** START Data block **

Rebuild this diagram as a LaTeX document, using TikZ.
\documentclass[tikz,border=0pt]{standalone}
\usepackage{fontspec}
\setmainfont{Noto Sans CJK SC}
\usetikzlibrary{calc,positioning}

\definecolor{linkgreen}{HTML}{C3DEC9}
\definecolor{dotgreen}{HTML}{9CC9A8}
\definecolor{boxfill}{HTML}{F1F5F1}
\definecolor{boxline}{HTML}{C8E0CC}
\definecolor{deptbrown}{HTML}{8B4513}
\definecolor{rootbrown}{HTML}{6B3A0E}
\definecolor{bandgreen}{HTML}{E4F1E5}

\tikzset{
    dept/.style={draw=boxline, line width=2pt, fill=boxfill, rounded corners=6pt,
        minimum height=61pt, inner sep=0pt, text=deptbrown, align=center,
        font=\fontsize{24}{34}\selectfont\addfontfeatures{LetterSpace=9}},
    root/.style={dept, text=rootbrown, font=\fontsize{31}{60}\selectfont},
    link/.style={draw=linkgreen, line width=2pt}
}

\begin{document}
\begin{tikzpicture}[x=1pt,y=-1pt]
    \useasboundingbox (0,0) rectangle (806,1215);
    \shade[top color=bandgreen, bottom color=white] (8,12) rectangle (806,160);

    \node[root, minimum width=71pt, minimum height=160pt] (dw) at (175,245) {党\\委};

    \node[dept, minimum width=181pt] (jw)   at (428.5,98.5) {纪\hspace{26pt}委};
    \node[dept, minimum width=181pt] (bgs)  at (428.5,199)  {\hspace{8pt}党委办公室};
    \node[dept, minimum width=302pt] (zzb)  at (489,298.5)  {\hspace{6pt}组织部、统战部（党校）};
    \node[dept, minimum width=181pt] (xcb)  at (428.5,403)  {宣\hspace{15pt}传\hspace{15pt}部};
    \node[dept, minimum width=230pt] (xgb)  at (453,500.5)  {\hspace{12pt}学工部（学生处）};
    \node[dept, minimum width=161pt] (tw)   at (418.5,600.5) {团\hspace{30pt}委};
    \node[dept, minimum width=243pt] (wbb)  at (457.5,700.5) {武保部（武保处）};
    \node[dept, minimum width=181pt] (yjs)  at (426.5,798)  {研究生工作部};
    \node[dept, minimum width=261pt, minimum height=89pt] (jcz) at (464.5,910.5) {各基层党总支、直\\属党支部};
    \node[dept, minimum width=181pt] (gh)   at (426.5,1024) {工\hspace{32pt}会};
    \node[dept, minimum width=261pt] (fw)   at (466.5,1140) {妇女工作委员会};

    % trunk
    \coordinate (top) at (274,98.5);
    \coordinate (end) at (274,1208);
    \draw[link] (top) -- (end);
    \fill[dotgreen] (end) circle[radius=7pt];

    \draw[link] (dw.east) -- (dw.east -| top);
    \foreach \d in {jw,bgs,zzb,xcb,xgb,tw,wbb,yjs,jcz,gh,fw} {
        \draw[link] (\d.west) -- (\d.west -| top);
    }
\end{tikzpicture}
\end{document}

** END Data block **

What you will do - Return only the lines from the beginning of the material up to and including the line with "(8,12) rectangle (806,160);", exactly as written.

Result for this task -
Rebuild this diagram as a LaTeX document, using TikZ.
\documentclass[tikz,border=0pt]{standalone}
\usepackage{fontspec}
\setmainfont{Noto Sans CJK SC}
\usetikzlibrary{calc,positioning}

\definecolor{linkgreen}{HTML}{C3DEC9}
\definecolor{dotgreen}{HTML}{9CC9A8}
\definecolor{boxfill}{HTML}{F1F5F1}
\definecolor{boxline}{HTML}{C8E0CC}
\definecolor{deptbrown}{HTML}{8B4513}
\definecolor{rootbrown}{HTML}{6B3A0E}
\definecolor{bandgreen}{HTML}{E4F1E5}

\tikzset{
    dept/.style={draw=boxline, line width=2pt, fill=boxfill, rounded corners=6pt,
        minimum height=61pt, inner sep=0pt, text=deptbrown, align=center,
        font=\fontsize{24}{34}\selectfont\addfontfeatures{LetterSpace=9}},
    root/.style={dept, text=rootbrown, font=\fontsize{31}{60}\selectfont},
    link/.style={draw=linkgreen, line width=2pt}
}

\begin{document}
\begin{tikzpicture}[x=1pt,y=-1pt]
    \useasboundingbox (0,0) rectangle (806,1215);
    \shade[top color=bandgreen, bottom color=white] (8,12) rectangle (806,160);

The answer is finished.